Infant Born With Rare Birth Defect Returns Home After Heart Transplant
Lincoln Seay spent 465 days away from home due to a medical condition.
— -- One family has never been so happy to bring their baby home from the hospital.
Lincoln Seay of Anchorage, Alaska, has spent much of his young life in a hospital after being born with heterotaxy syndrome, a rare birth defect that abnormally arranges internal organs. Born last summer at Seattle Children's Hospital, Lincoln underwent multiple surgeries for the condition but ultimately needed a heart transplant when he was just 7 months old. Lincoln had gone into cardiac arrest multiple times before the operation, including as he was being prepped for the transplant.

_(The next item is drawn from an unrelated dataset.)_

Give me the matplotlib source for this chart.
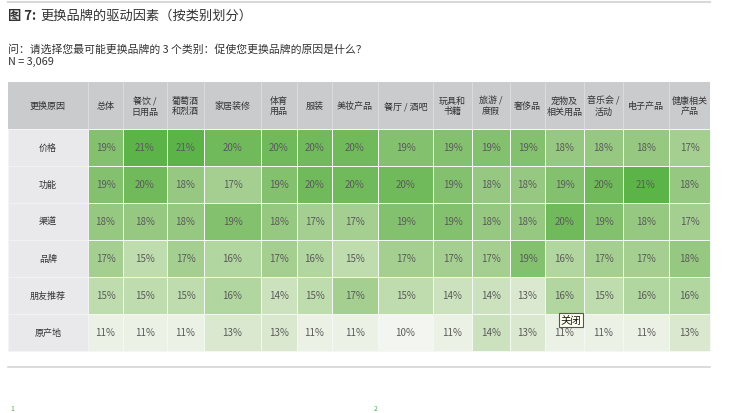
import numpy as np
import matplotlib
matplotlib.use('Agg')
import matplotlib.pyplot as plt
from matplotlib.colors import LinearSegmentedColormap

plt.rcParams['font.family'] = ['Noto Sans CJK SC', 'DejaVu Sans']

# data
reasons = ['价格', '功能', '渠道', '品牌', '朋友推荐', '原产地']
categories = ['总体', '餐饮 /\n日用品', '葡萄酒\n和烈酒', '家居装修', '体育\n用品', '服装', '美妆产品',
              '餐厅 / 酒吧', '玩具和\n书籍', '旅游 /\n度假', '奢侈品', '宠物及\n相关用品', '音乐会 /\n活动',
              '电子产品', '健康相关\n产品']
price = [19, 21, 21, 20, 20, 20, 20, 19, 19, 19, 19, 18, 18, 18, 17]
function = [19, 20, 18, 17, 19, 20, 20, 20, 19, 18, 18, 19, 20, 21, 18]
channel = [18, 18, 18, 19, 18, 17, 17, 19, 19, 18, 18, 20, 19, 18, 17]
brand = [17, 15, 17, 16, 17, 16, 15, 17, 17, 17, 19, 16, 17, 17, 18]
friends = [15, 15, 15, 16, 14, 15, 17, 15, 14, 14, 13, 16, 15, 16, 16]
origin = [11, 11, 11, 13, 13, 11, 11, 10, 11, 14, 13, 11, 11, 11, 13]

values = np.array([price, function, channel, brand, friends, origin])

# layout (pixels)
W, H = 744, 414
col_edges = [88, 123, 167, 204, 261, 297, 332, 378, 433, 472, 510, 545, 584, 623, 669, 710]
label_left = 8
header_top, header_bottom = 83, 130
row_h = 37

fig = plt.figure(figsize=(W / 100, H / 100), dpi=100)
ax = fig.add_axes([0, 0, 1, 1])
ax.set_xlim(0, W)
ax.set_ylim(H, 0)
ax.axis('off')

cmap = LinearSegmentedColormap.from_list('grn', ['#f3f6f0', '#dce9d2', '#b9d9a6', '#93c77e', '#5cb347'])
row_edges = header_bottom + row_h * np.arange(len(reasons) + 1)
ax.pcolormesh(col_edges, row_edges, values, cmap=cmap, vmin=10, vmax=21,
              edgecolor='#f4f8f2', linewidth=0.4)

# label column and header
for i, r in enumerate(reasons):
    y0 = row_edges[i]
    ax.add_patch(plt.Rectangle((label_left, y0), col_edges[0] - label_left, row_h,
                               facecolor='#e9e9eb', edgecolor='#f5f5f5', lw=0.4))
    ax.text((label_left + col_edges[0]) / 2, y0 + row_h / 2, r, ha='center', va='center',
            fontsize=6.5, color='#333333')
ax.add_patch(plt.Rectangle((label_left, header_top), col_edges[-1] - label_left, header_bottom - header_top,
                           facecolor='#cacbcd', edgecolor='none'))
ax.text((label_left + col_edges[0]) / 2, (header_top + header_bottom) / 2, '更换原因',
        ha='center', va='center', fontsize=6.5, color='#333333')
for j, c in enumerate(categories):
    x0, x1 = col_edges[j], col_edges[j + 1]
    ax.plot([x0, x0], [header_top, header_bottom], color='#e2e2e4', lw=0.5)
    ax.text((x0 + x1) / 2, (header_top + header_bottom) / 2, c, ha='center', va='center',
            fontsize=6.5, color='#333333', linespacing=1.25)

# cell values
for i in range(len(reasons)):
    for j in range(len(categories)):
        ax.text((col_edges[j] + col_edges[j + 1]) / 2, row_edges[i] + row_h / 2,
                f'{values[i, j]}%', ha='center', va='center', fontsize=7, color='#5a5a5a')

# titles
ax.plot([8, 710], [3, 3], color='#d8d8d8', lw=1.5)
ax.text(8, 16, '图 7:', fontsize=9.5, fontweight='bold', color='#333333', va='center')
ax.text(40, 16, '更换品牌的驱动因素（按类别划分）', fontsize=9.5, color='#333333', va='center')
ax.text(8, 49, '问：请选择您最可能更换品牌的 3 个类别：促使您更换品牌的原因是什么？',
        fontsize=7.8, color='#333333', va='center')
ax.text(8, 62, 'N = 3,069', fontsize=7.8, color='#333333', va='center')

# bottom rule and tooltip
ax.plot([8, 710], [368, 368], color='#d4d4d4', lw=1.2)
ax.text(571, 321, '关闭', fontsize=7.5, color='#111111', ha='center', va='center',
        bbox=dict(boxstyle='square,pad=0.2', facecolor='#fffff0', edgecolor='#555555', lw=0.8))
ax.text(10, 413, '1', fontsize=5, color='#4caf50', va='bottom')
ax.text(374, 413, '2', fontsize=5, color='#4caf50', va='bottom')

fig.savefig('out.png', dpi=100, facecolor='white')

"He’s been pretty sick and getting sicker," Dr. Michael McMullen, surgical director of heart transplantation at Seattle Children’s Hospital, told ABC News in an earlier interview. "I think he was about to die on us. Right before he fell off the edge, a heart became available."
The team was able to get him on a heart bypass machine, saving his life just before the transplant.
"It was a whole roller coaster thing," Lincoln's mother, Mindy Seay, told ABC News in an earlier interview. "I was shocked, I was elated, I was sad for the other family. I had every emotion you could think of."
Now 14 months old, Lincoln has finally recovered enough to return to Anchorage with his parents. In September, Mindy Seay said Lincoln's doctors had finally given him the all clear to go to Anchorage as long as the family returned every month to be monitored by doctors.
"I cannot tell you how many emotions collided in my chest all at once when it finally struck me," Seay wrote on Facebook on Sept. 14. "We are finally going home. HOME. Home to our kids, our family, our community, our house that we’ve never actually got to live in."
Mindy and Rob Seay have been updating family and friends over the last two weeks with posts on Lincoln.